I found the production at once challenging and deeply gratifying. On an aesthetic level I was intrigued, as with Murmel Murmel, by the possibility of applying a more visual arts-based critical framework to the piece. Of late I have been thinking more deeply about the construction and operation of the performance object as dynamic embodiment expressed in fixed space over time, and in that context Hyperion: Letters of a Terrorist was a thought-provoking and intricate model. (See Aleida Assmann’s essay “How Long Is the Present? Time Structures in the Theater” and my earlier, preliminary essay on the subject, “Some Thoughts on Attention, Language and Demand”).

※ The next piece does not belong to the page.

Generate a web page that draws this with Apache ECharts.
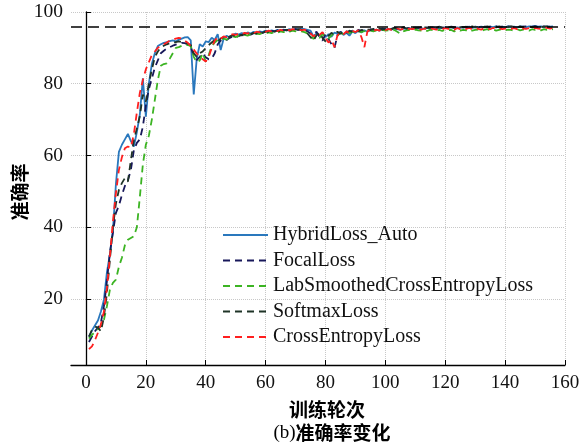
<!DOCTYPE html>
<html>
<head>
<meta charset="utf-8">
<script src="https://cdn.jsdelivr.net/npm/echarts@6/dist/echarts.min.js"></script>
<style>
  html, body {margin: 0; padding: 0; background: #fff;}
  #chart {width: 585px; height: 446px;}
</style>
</head>
<body>
<div id="chart"></div>
<script>
// accuracy (%) per training epoch
const epochs = Array.from({length: 156}, (_, i) => i + 1)

const hybridLoss = [
  9.5, 11.2, 12.6, 14.0, 16.5, 19.8, 27.5, 32.5, 39.0, 52.0,
  61.0, 63.0, 64.5, 66.0, 64.0, 62.5, 66.5, 71.5, 81.5, 70.8,
  80.0, 85.5, 88.5, 90.5, 91.0, 91.4, 91.6, 91.9, 92.1, 91.8,
  92.3, 92.6, 92.9, 93.0, 92.1, 77.0, 87.0, 91.0, 90.4, 91.8,
  91.6, 92.8, 92.2, 93.8, 89.4, 92.6, 93.4, 92.9, 93.6, 94.0,
  93.7, 94.1, 93.9, 94.3, 94.0, 94.5, 94.2, 94.6, 94.4, 94.8,
  94.6, 94.9, 94.7, 95.0, 94.8, 95.1, 94.9, 95.2, 95.0, 95.3,
  95.1, 95.4, 95.2, 95.0, 94.8, 93.2, 94.0, 93.5, 94.2, 93.0,
  93.8, 93.1, 94.3, 93.9, 94.5, 93.6, 94.2, 93.4, 94.6, 94.1,
  94.8, 94.3, 94.9, 94.5, 95.0, 94.7, 95.1, 94.8, 95.2, 95.0,
  95.3, 95.1, 95.4, 95.2, 95.0, 95.4, 95.3, 95.5, 95.2, 95.6,
  95.4, 95.5, 95.3, 95.6, 95.5, 95.7, 95.4, 95.6, 95.5, 95.7,
  95.6, 95.8, 95.5, 95.7, 95.6, 95.8, 95.7, 95.9, 95.6, 95.8,
  95.7, 95.9, 95.8, 95.7, 95.9, 95.8, 96.0, 95.7, 95.9, 95.8,
  96.0, 95.8, 95.9, 95.7, 96.0, 95.9, 95.8, 96.0, 95.9, 96.1,
  95.9, 96.0, 95.8, 96.0, 95.9, 96.0
]

const focalLoss = [
  8.0, 9.5, 11.0, 12.0, 13.5, 18.0, 25.0, 33.0, 38.5, 44.0,
  46.0, 49.0, 51.5, 53.0, 56.0, 61.5, 63.5, 64.5, 68.0, 74.0,
  78.5, 81.5, 84.5, 86.5, 88.5, 89.2, 89.8, 90.2, 90.6, 90.9,
  91.1, 91.4, 91.3, 91.0, 90.2, 88.0, 86.6, 87.5, 88.5, 87.4,
  86.8, 87.0, 88.5, 91.0, 92.0, 92.5, 92.2, 92.8, 93.1, 92.9,
  93.3, 93.6, 93.4, 93.8, 93.7, 94.1, 93.9, 94.3, 94.2, 94.5,
  94.4, 94.7, 94.6, 94.9, 94.7, 95.0, 94.9, 95.1, 94.9, 95.2,
  95.0, 95.2, 95.0, 94.6, 94.0, 93.6, 94.5, 93.0, 92.0, 93.8,
  92.5, 91.0, 90.0, 93.5, 94.4, 94.0, 94.6, 94.3, 94.8, 94.5,
  95.0, 94.7, 95.1, 94.8, 95.2, 95.0, 95.3, 95.1, 95.4, 95.2,
  95.5, 95.3, 95.6, 95.4, 95.5, 95.7, 95.4, 95.6, 95.5, 95.7,
  95.6, 95.8, 95.5, 95.7, 95.6, 95.8, 95.7, 95.9, 95.6, 95.8,
  95.7, 95.9, 95.8, 95.6, 95.9, 95.7, 95.8, 96.0, 95.7, 95.9,
  95.8, 95.7, 96.0, 95.8, 95.9, 95.7, 96.0, 95.8, 95.9, 95.8,
  96.0, 95.9, 95.7, 96.0, 95.8, 95.9, 96.0, 95.8, 95.9, 96.0,
  95.8, 95.9, 96.0, 95.8, 95.9, 96.0
]

const labSmoothedLoss = [
  9.0, 10.0, 10.8, 11.6, 12.5, 14.2, 18.0, 22.6, 24.5, 25.4,
  29.0, 31.5, 35.0, 36.5, 37.0, 37.5, 40.0, 48.5, 57.5, 63.0,
  65.5, 70.0, 75.5, 81.0, 85.0, 85.5, 85.7, 87.0, 88.5, 90.0,
  90.2, 90.6, 90.8, 90.8, 90.5, 87.5, 86.0, 86.5, 88.5, 86.2,
  88.0, 90.5, 91.5, 92.2, 92.0, 92.6, 92.3, 92.9, 93.2, 93.0,
  93.4, 93.2, 93.6, 93.4, 93.8, 93.6, 94.0, 93.8, 94.2, 94.0,
  94.3, 94.1, 94.5, 94.3, 94.6, 94.4, 94.7, 94.5, 94.8, 94.6,
  94.8, 94.6, 94.4, 94.0, 93.5, 92.5, 93.6, 92.8, 93.8, 93.2,
  92.6, 93.5, 94.0, 93.4, 94.2, 93.8, 94.4, 94.1, 94.5, 94.3,
  94.6, 94.4, 94.7, 94.5, 94.8, 94.6, 94.9, 94.7, 95.0, 94.8,
  94.9, 94.7, 95.0, 94.5, 93.9, 94.6, 94.9, 95.0, 94.7, 95.1,
  94.9, 94.8, 95.0, 94.7, 95.1, 94.9, 94.8, 95.0, 94.7, 95.1,
  94.9, 95.0, 94.6, 95.1, 94.8, 95.0, 94.9, 95.2, 94.8, 95.0,
  95.1, 94.7, 95.0, 95.2, 94.9, 95.1, 94.8, 95.0, 95.2, 94.9,
  95.1, 95.0, 94.8, 95.2, 94.9, 95.1, 95.0, 94.8, 95.2, 95.0,
  95.1, 94.9, 95.2, 95.0, 95.1, 95.2
]

const softmaxLoss = [
  9.5, 11.4, 12.3, 12.0, 11.0, 15.0, 21.7, 31.0, 40.0, 46.6,
  50.4, 52.3, 53.7, 52.7, 58.7, 64.3, 67.5, 71.0, 77.0, 75.0,
  80.0, 84.0, 87.4, 89.0, 90.2, 90.6, 91.0, 91.3, 91.3, 91.6,
  91.8, 91.6, 91.6, 91.2, 90.8, 88.5, 87.5, 88.5, 89.0, 89.9,
  90.8, 91.5, 92.2, 91.8, 92.6, 93.0, 92.6, 93.2, 93.5, 93.3,
  93.7, 93.5, 93.9, 94.1, 93.8, 94.2, 94.0, 94.4, 94.2, 94.6,
  94.4, 94.7, 94.5, 94.8, 94.6, 94.9, 95.0, 94.8, 95.1, 94.9,
  95.2, 95.0, 94.8, 94.0, 93.0, 92.0, 93.5, 94.2, 92.8, 91.8,
  93.4, 94.2, 93.6, 94.5, 93.9, 94.6, 94.2, 94.8, 94.4, 95.0,
  94.6, 95.0, 94.8, 95.2, 94.9, 95.3, 95.0, 95.4, 95.1, 95.3,
  95.5, 95.2, 95.6, 95.3, 95.5, 95.7, 95.4, 95.6, 95.8, 95.5,
  95.7, 95.5, 95.8, 95.6, 95.7, 95.9, 95.6, 95.8, 95.7, 95.9,
  95.7, 95.8, 95.6, 95.9, 95.8, 95.7, 95.9, 95.8, 96.0, 95.7,
  95.9, 95.8, 95.7, 96.0, 95.8, 95.9, 95.7, 96.0, 95.8, 95.9,
  95.8, 96.0, 95.9, 95.7, 96.0, 95.8, 95.9, 96.0, 95.8, 95.9,
  96.0, 95.8, 95.9, 96.0, 95.9, 96.0
]

const crossEntropyLoss = [
  6.0, 6.8, 8.5, 10.6, 13.0, 16.5, 23.0, 32.0, 41.5, 49.5,
  56.0, 59.5, 62.0, 62.5, 62.2, 66.0, 72.0, 77.5, 81.0, 84.0,
  86.0, 88.0, 89.0, 90.0, 90.6, 91.0, 91.5, 92.0, 92.3, 92.6,
  92.8, 92.6, 92.0, 91.4, 90.5, 89.5, 88.4, 87.5, 86.8, 86.2,
  87.5, 90.0, 92.0, 93.0, 92.6, 93.2, 93.0, 93.5, 93.8, 93.6,
  94.0, 93.8, 94.2, 94.0, 94.4, 94.1, 94.5, 94.3, 94.7, 94.5,
  94.8, 94.6, 94.9, 94.7, 95.0, 94.8, 95.1, 94.9, 95.2, 95.0,
  95.2, 94.9, 95.1, 94.6, 94.0, 93.2, 94.1, 93.6, 94.4, 92.8,
  91.5, 92.3, 90.2, 93.5, 94.2, 93.8, 94.6, 94.1, 94.8, 94.4,
  94.9, 93.0, 90.2, 94.6, 95.0, 94.7, 95.1, 94.8, 95.2, 94.9,
  95.3, 95.0, 95.2, 95.4, 95.1, 95.3, 95.0, 95.4, 95.2, 95.5,
  95.3, 95.1, 95.4, 95.2, 95.5, 95.3, 95.1, 95.4, 95.2, 95.5,
  95.3, 95.4, 95.1, 95.5, 95.2, 95.4, 95.3, 95.6, 95.2, 95.5,
  95.3, 95.1, 95.5, 95.4, 95.2, 95.6, 95.3, 95.5, 95.2, 95.4,
  95.6, 95.3, 95.5, 95.2, 95.6, 95.4, 95.3, 95.5, 95.2, 95.6,
  95.4, 95.3, 95.5, 95.6, 95.4, 95.5
]

const targetAcc = 96
const xTicks = [0, 20, 40, 60, 80, 100, 120, 140, 160]
const yTicks = [20, 40, 60, 80, 100]

const serif = '"Liberation Serif", "Times New Roman", serif'
const cjk = '"Noto Sans CJK SC", sans-serif'

const pairs = vals => vals.map((v, i) => [epochs[i], v])

const lineSeries = (name, vals, color, dashed, width) => ({
  name,
  type: 'line',
  data: pairs(vals),
  symbol: 'none',
  lineStyle: {color, width, type: dashed ? [7, 5] : 'solid'},
  itemStyle: {color},
  emphasis: {disabled: true},
  z: 3
})

const chart = echarts.init(document.getElementById('chart'))

chart.setOption({
  animation: false,
  backgroundColor: '#fff',
  grid: {left: 71, top: 12, width: 494, height: 353},
  legend: {
    orient: 'vertical',
    left: 222,
    top: 225,
    padding: 0,
    itemWidth: 45,
    itemHeight: 14,
    itemGap: 5.5,
    itemStyle: {opacity: 0},
    textStyle: {fontFamily: serif, fontSize: 20, color: '#111'},
    data: ['HybridLoss_Auto', 'FocalLoss', 'LabSmoothedCrossEntropyLoss', 'SoftmaxLoss', 'CrossEntropyLoss']
  },
  xAxis: {
    type: 'value',
    min: -5,
    max: 160,
    axisLine: {lineStyle: {color: '#000', width: 1.3}},
    axisTick: {inside: true, length: 5, customValues: xTicks, lineStyle: {color: '#000'}},
    axisLabel: {customValues: xTicks, margin: 9, fontFamily: serif, fontSize: 19, color: '#111'},
    splitLine: {show: true, lineStyle: {color: '#c8c8c8', type: 'dotted', width: 1}}
  },
  yAxis: {
    type: 'value',
    min: 1.6,
    max: 100,
    axisLine: {show: true, lineStyle: {color: '#000', width: 1.3}},
    axisTick: {show: true, inside: true, length: 5, customValues: yTicks, lineStyle: {color: '#000'}},
    axisLabel: {customValues: yTicks, margin: 8, fontFamily: serif, fontSize: 19.5, color: '#111'},
    splitLine: {show: true, lineStyle: {color: '#c8c8c8', type: 'dotted', width: 1}}
  },
  graphic: [
    {
      type: 'text', x: 20, y: 192, rotation: Math.PI / 2,
      style: {text: '准确率', font: 'bold 19px ' + cjk, fill: '#000', align: 'center', verticalAlign: 'middle'}
    },
    {
      type: 'text', x: 327, y: 410,
      style: {text: '训练轮次', font: 'bold 19px ' + cjk, fill: '#000', align: 'center', verticalAlign: 'middle'}
    },
    {
      type: 'text', x: 332, y: 433,
      style: {
        text: '{a|(b)}{b|准确率变化}',
        align: 'center', verticalAlign: 'middle',
        rich: {
          a: {fontFamily: serif, fontSize: 19, fill: '#000'},
          b: {fontFamily: cjk, fontSize: 19, fontWeight: 'bold', fill: '#000'}
        }
      }
    }
  ],
  series: [
    Object.assign(lineSeries('HybridLoss_Auto', hybridLoss, '#2a78bd', false, 1.8), {
      markLine: {
        silent: true,
        symbol: 'none',
        label: {show: false},
        lineStyle: {color: '#000', type: [11, 6], width: 1.5},
        data: [{yAxis: targetAcc}]
      }
    }),
    lineSeries('FocalLoss', focalLoss, '#17175a', true, 1.8),
    lineSeries('LabSmoothedCrossEntropyLoss', labSmoothedLoss, '#3cb423', true, 1.8),
    lineSeries('SoftmaxLoss', softmaxLoss, '#1f3427', true, 1.8),
    lineSeries('CrossEntropyLoss', crossEntropyLoss, '#ff1f1f', true, 1.8)
  ]
})
</script>
</body>
</html>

On a cultural level I was curious to learn more about Holderlin as a writer and his role in German history and ideas. I also wanted to try to understand how this particular production might read to a wider German audience, given what appears to be a longstanding cultural fixation on self-definition that seems to exist in a state of perpetual conflict between pride in a national character predicated on rigor, ideals and industriousness and the ever-present recent history of those positive qualities taken to their negative, tragic and brutal extremes. But like every experience of my visit to Berlin, each question led to new questions and deeper complexity. I have no doubt that these questions and the pursuit of answers will persist in perpetuity.

My favorable impressions of Hyperion: Letters of a Terrorist were not universally shared among my colleagues,and though I cannot read German to gauge the local reaction, I did find a rather dismissive review in the Financial Times of London, and so will infer that I may well have held the minority opinion.